Brilliant piece of content marketing:
1) Pulls you in with a catchy title, that at first glance seems like a dunk on Cal.com (whatever that is).
2) Takes the "we understand your pain" approach to empathize w/ Cal.com, so you feel like you're on the good vibes side.
3) Provides a genuine response to the actual problem Cal.com is dealing with. Something you can't dismiss out of hand.
4) But in the end of the day, the response aligns perfectly with the product they're promoting (a click away to the homepage!)
This mix of genuine ideas and marketing is quite potent. Not saying this is all bad or anything, just found it a bit funny. The mixed-up-ness is the point!
I'm sad to see this article being so upvoted while being kind of empty.
The real content could fit in a comment.
Is it good marketing though?
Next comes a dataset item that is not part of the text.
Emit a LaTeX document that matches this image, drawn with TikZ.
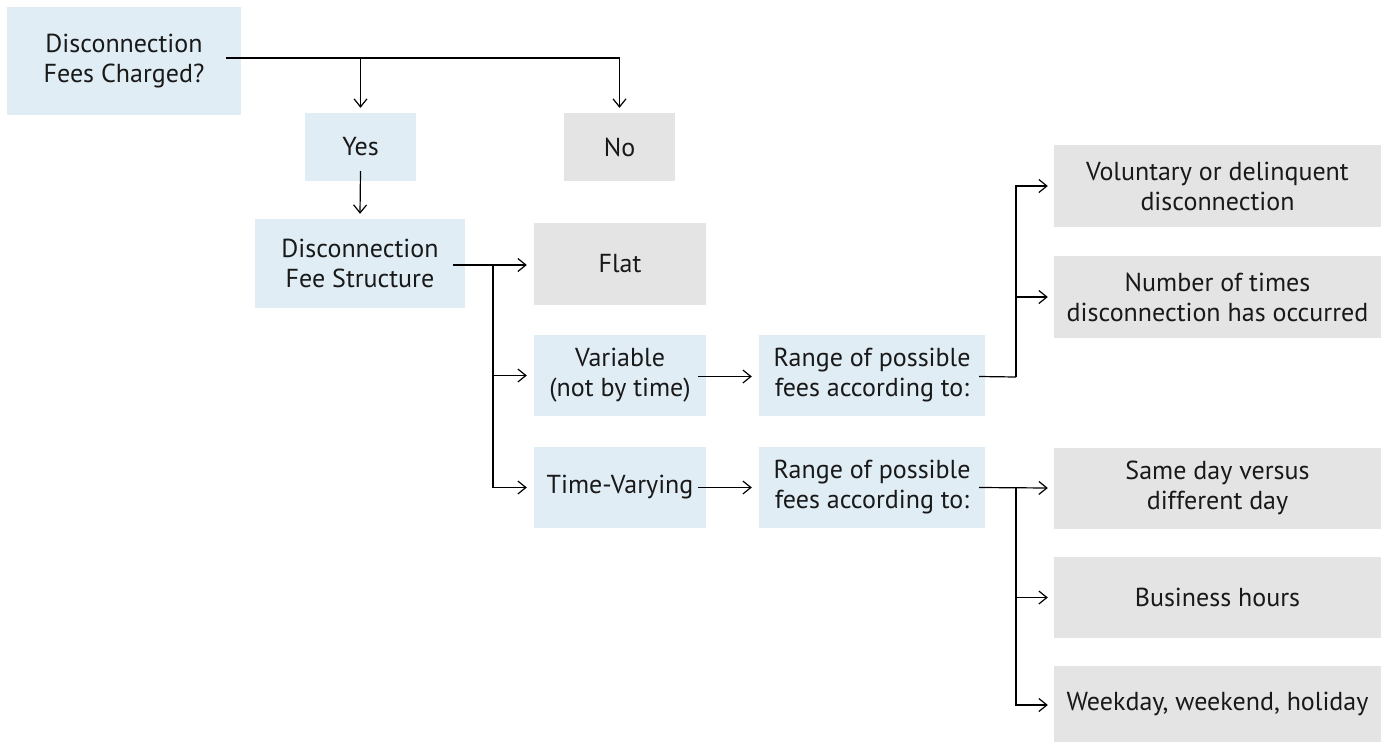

I mean personally I do not use AI, and I don't think this opinion of mine will change. I can't look into the future, but right now I don't use nor do I depend on AI. I guess it may work for some people, but even then I am unsure whether that is really good marketing. Riding on a hype train (which AI right now still is) is indeed easier, so that has to be considered.
That's exactly how this read to me too. Ultimately, the whole article is written by a company that does AI vulnerability scanning, and it's to try and get you to sign up for their service.
As it mentions in their article, Strix actually scans the Cal.com codebase and reports vulnerabilities to us. But the reality is, they actually miss so many vulnerabilities that other platforms do find. There's no one platform that seems to be able to reliably find all vulnerabilities, and so simply adopting AI scanners just isn't enough.